Sweden recognizes digital piracy religion: Kopimism

MALMO, Sweden — The Swedish government has registered a new official religion, and not everyone is happy about it, especially some businesses who fear the move may hurt their profits.

The sect is called Kopimism. It espouses data freedom and copyright piracy.

The Missionary Church of Kopimism has drawn in more than 3,000 members with its message of “All knowledge to All.”

Kopimi (pronounced ‘copy me’), as adherents are known, revere the sacred symbols Control-C and Control-V, and engage in file sharing as a kind of communion. “Being recognized by the state of Sweden is a large step for all of us kopimi,” Isak Gerson, spiritual leader of the Church of Kopimism said.

"Hopefully, this is one step towards the day when we can live out our faith without fear of persecution."

The Church was registered by Sweden’s Karamkollegiet just before Christmas, but Gerson, a philosophy student at the University of Uppsala, said he had only learned of it this week.

Gerson, who has links to Sweden’s anti-copyright Pirate Party, applied for constitutional recognition more than a year ago, and has been required to formalize the kopimi way of prayer and meditation.

“Some people think this religion is a joke,” wrote Rick Falkvinge, the Pirate Party’s founder on Thursday. “Get that idea out of your head immediately.” He said being recognized as a religion could provide new legal protections for file-sharers, potentially making it illegal for the authorities to use ‘confessional’ communications between Kopimi adherents as evidence in a trial.
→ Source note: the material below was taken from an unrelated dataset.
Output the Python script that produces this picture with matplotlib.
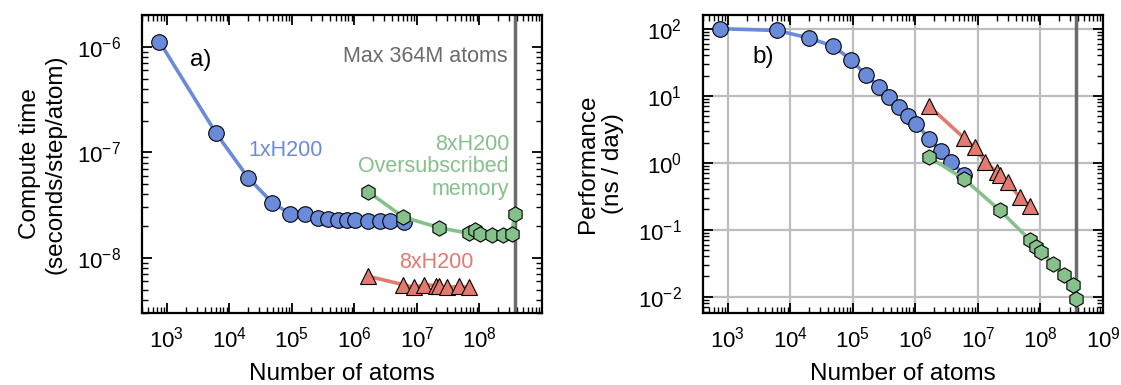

“The communications between operators of trackers and the people who partake in the sacrament of copying now carries confessional status, by and large making it illegal and impossible to collect as evidence in a trial,” he argued on his blog. “That brings a whole boatload of interesting legal ramifications with regards to trying to persecute the worshipers of holy copying and remixing.”